The task:
Go through the data below and copy it exactly, skipping every picture.

Raw records:
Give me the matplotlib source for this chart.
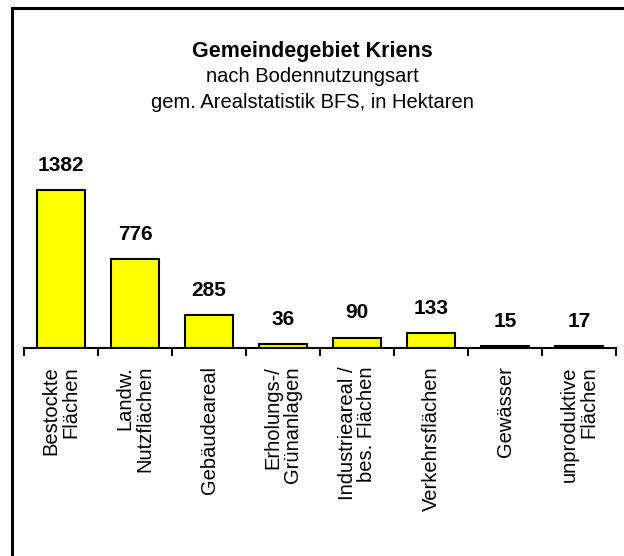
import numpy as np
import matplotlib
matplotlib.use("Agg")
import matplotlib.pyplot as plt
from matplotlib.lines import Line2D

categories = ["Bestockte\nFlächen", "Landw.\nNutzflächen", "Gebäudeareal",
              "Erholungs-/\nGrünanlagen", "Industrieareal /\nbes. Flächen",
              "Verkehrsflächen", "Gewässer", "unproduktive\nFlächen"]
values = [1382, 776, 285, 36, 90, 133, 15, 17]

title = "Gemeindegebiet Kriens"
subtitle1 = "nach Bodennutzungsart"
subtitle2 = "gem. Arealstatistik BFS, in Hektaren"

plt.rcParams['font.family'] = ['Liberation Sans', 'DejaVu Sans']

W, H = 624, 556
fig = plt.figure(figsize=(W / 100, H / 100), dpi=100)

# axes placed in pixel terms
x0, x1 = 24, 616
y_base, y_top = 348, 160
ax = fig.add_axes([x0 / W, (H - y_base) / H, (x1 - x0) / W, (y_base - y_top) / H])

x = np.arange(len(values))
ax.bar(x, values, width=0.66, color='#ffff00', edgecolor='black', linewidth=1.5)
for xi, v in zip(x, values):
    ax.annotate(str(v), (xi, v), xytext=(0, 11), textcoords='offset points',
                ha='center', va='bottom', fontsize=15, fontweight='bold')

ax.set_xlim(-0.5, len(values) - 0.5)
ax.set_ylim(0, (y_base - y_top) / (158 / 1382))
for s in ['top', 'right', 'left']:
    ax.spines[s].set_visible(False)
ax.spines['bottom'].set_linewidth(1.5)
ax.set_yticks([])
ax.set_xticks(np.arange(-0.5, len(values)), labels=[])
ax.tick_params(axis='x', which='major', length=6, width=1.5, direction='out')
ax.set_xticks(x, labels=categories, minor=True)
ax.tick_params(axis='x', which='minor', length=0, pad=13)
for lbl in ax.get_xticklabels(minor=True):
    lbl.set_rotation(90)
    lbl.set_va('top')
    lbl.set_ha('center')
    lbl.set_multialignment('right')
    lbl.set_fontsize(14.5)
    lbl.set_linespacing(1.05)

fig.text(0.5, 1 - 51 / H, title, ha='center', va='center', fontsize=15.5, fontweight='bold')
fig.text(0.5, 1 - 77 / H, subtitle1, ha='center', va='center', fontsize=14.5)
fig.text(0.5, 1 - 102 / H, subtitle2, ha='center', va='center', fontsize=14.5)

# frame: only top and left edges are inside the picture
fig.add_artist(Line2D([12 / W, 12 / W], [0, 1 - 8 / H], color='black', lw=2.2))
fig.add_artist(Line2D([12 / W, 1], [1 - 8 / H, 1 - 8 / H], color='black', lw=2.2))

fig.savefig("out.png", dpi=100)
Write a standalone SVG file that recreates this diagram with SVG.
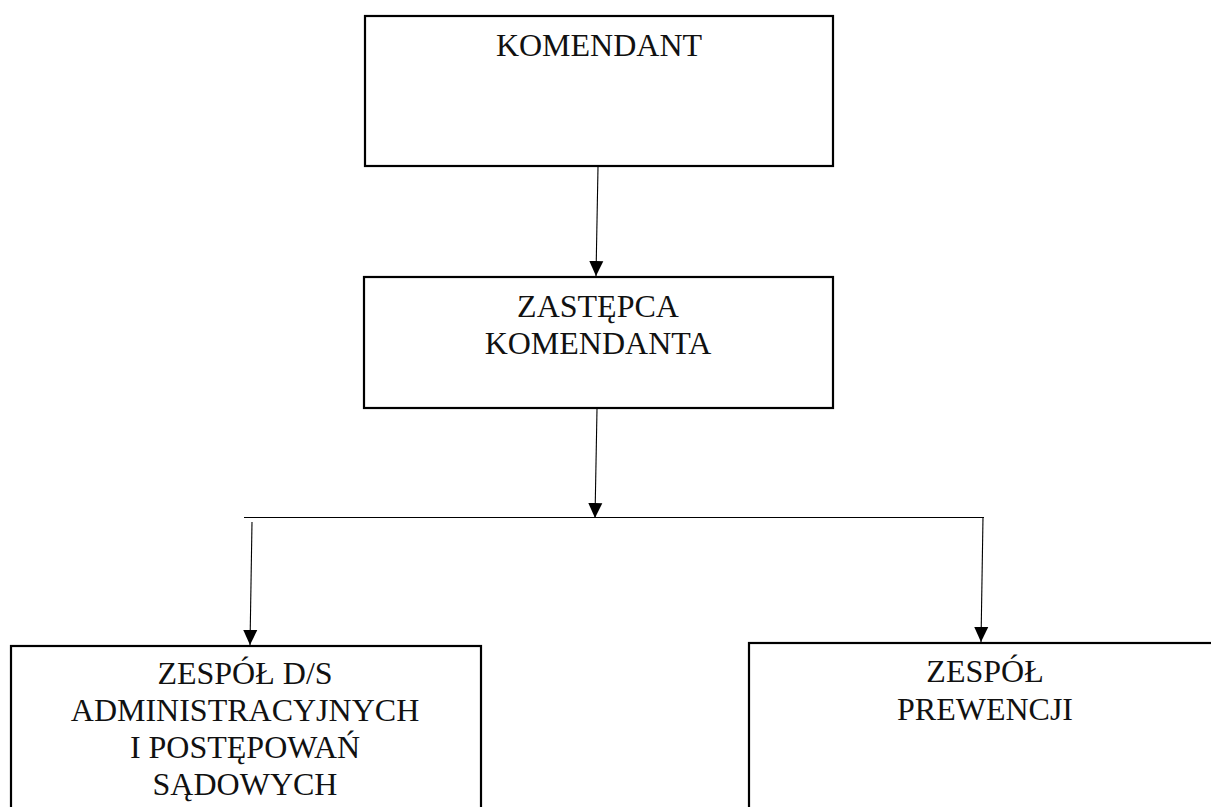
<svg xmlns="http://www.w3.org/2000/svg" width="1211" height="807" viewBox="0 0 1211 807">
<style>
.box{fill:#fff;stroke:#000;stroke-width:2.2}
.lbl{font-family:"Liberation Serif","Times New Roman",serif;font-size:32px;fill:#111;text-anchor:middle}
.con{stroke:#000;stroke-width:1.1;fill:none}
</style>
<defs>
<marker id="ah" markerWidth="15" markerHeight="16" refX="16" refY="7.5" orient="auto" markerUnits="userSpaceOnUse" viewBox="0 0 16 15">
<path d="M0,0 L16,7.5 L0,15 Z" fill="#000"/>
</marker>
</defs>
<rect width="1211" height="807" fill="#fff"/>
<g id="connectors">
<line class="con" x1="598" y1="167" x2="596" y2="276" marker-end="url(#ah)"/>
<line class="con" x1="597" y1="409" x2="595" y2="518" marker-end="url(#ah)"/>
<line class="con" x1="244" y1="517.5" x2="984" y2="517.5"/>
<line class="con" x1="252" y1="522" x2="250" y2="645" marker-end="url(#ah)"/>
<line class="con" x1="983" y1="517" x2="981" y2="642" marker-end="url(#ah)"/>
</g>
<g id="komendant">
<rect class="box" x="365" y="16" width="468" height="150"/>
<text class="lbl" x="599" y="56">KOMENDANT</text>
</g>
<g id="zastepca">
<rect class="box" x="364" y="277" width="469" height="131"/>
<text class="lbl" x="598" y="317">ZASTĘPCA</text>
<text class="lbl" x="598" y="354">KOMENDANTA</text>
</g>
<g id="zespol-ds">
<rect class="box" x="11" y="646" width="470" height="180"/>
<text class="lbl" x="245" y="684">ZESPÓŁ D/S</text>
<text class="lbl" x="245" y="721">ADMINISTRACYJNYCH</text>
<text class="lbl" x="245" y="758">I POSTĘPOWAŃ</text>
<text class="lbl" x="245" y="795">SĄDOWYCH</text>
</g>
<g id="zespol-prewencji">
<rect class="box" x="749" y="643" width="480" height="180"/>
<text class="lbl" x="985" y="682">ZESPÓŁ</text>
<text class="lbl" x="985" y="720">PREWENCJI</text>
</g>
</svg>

Response below:
Give me the matplotlib source for this chart.
import numpy as np
import matplotlib
matplotlib.use("Agg")
import matplotlib.pyplot as plt
from matplotlib.lines import Line2D

categories = ["Bestockte\nFlächen", "Landw.\nNutzflächen", "Gebäudeareal",
              "Erholungs-/\nGrünanlagen", "Industrieareal /\nbes. Flächen",
              "Verkehrsflächen", "Gewässer", "unproduktive\nFlächen"]
values = [1382, 776, 285, 36, 90, 133, 15, 17]

title = "Gemeindegebiet Kriens"
subtitle1 = "nach Bodennutzungsart"
subtitle2 = "gem. Arealstatistik BFS, in Hektaren"

plt.rcParams['font.family'] = ['Liberation Sans', 'DejaVu Sans']

W, H = 624, 556
fig = plt.figure(figsize=(W / 100, H / 100), dpi=100)

# axes placed in pixel terms
x0, x1 = 24, 616
y_base, y_top = 348, 160
ax = fig.add_axes([x0 / W, (H - y_base) / H, (x1 - x0) / W, (y_base - y_top) / H])

x = np.arange(len(values))
ax.bar(x, values, width=0.66, color='#ffff00', edgecolor='black', linewidth=1.5)
for xi, v in zip(x, values):
    ax.annotate(str(v), (xi, v), xytext=(0, 11), textcoords='offset points',
                ha='center', va='bottom', fontsize=15, fontweight='bold')

ax.set_xlim(-0.5, len(values) - 0.5)
ax.set_ylim(0, (y_base - y_top) / (158 / 1382))
for s in ['top', 'right', 'left']:
    ax.spines[s].set_visible(False)
ax.spines['bottom'].set_linewidth(1.5)
ax.set_yticks([])
ax.set_xticks(np.arange(-0.5, len(values)), labels=[])
ax.tick_params(axis='x', which='major', length=6, width=1.5, direction='out')
ax.set_xticks(x, labels=categories, minor=True)
ax.tick_params(axis='x', which='minor', length=0, pad=13)
for lbl in ax.get_xticklabels(minor=True):
    lbl.set_rotation(90)
    lbl.set_va('top')
    lbl.set_ha('center')
    lbl.set_multialignment('right')
    lbl.set_fontsize(14.5)
    lbl.set_linespacing(1.05)

fig.text(0.5, 1 - 51 / H, title, ha='center', va='center', fontsize=15.5, fontweight='bold')
fig.text(0.5, 1 - 77 / H, subtitle1, ha='center', va='center', fontsize=14.5)
fig.text(0.5, 1 - 102 / H, subtitle2, ha='center', va='center', fontsize=14.5)

# frame: only top and left edges are inside the picture
fig.add_artist(Line2D([12 / W, 12 / W], [0, 1 - 8 / H], color='black', lw=2.2))
fig.add_artist(Line2D([12 / W, 1], [1 - 8 / H, 1 - 8 / H], color='black', lw=2.2))

fig.savefig("out.png", dpi=100)
Write a standalone SVG file that recreates this diagram with SVG.
<svg xmlns="http://www.w3.org/2000/svg" width="1211" height="807" viewBox="0 0 1211 807">
<style>
.box{fill:#fff;stroke:#000;stroke-width:2.2}
.lbl{font-family:"Liberation Serif","Times New Roman",serif;font-size:32px;fill:#111;text-anchor:middle}
.con{stroke:#000;stroke-width:1.1;fill:none}
</style>
<defs>
<marker id="ah" markerWidth="15" markerHeight="16" refX="16" refY="7.5" orient="auto" markerUnits="userSpaceOnUse" viewBox="0 0 16 15">
<path d="M0,0 L16,7.5 L0,15 Z" fill="#000"/>
</marker>
</defs>
<rect width="1211" height="807" fill="#fff"/>
<g id="connectors">
<line class="con" x1="598" y1="167" x2="596" y2="276" marker-end="url(#ah)"/>
<line class="con" x1="597" y1="409" x2="595" y2="518" marker-end="url(#ah)"/>
<line class="con" x1="244" y1="517.5" x2="984" y2="517.5"/>
<line class="con" x1="252" y1="522" x2="250" y2="645" marker-end="url(#ah)"/>
<line class="con" x1="983" y1="517" x2="981" y2="642" marker-end="url(#ah)"/>
</g>
<g id="komendant">
<rect class="box" x="365" y="16" width="468" height="150"/>
<text class="lbl" x="599" y="56">KOMENDANT</text>
</g>
<g id="zastepca">
<rect class="box" x="364" y="277" width="469" height="131"/>
<text class="lbl" x="598" y="317">ZASTĘPCA</text>
<text class="lbl" x="598" y="354">KOMENDANTA</text>
</g>
<g id="zespol-ds">
<rect class="box" x="11" y="646" width="470" height="180"/>
<text class="lbl" x="245" y="684">ZESPÓŁ D/S</text>
<text class="lbl" x="245" y="721">ADMINISTRACYJNYCH</text>
<text class="lbl" x="245" y="758">I POSTĘPOWAŃ</text>
<text class="lbl" x="245" y="795">SĄDOWYCH</text>
</g>
<g id="zespol-prewencji">
<rect class="box" x="749" y="643" width="480" height="180"/>
<text class="lbl" x="985" y="682">ZESPÓŁ</text>
<text class="lbl" x="985" y="720">PREWENCJI</text>
</g>
</svg>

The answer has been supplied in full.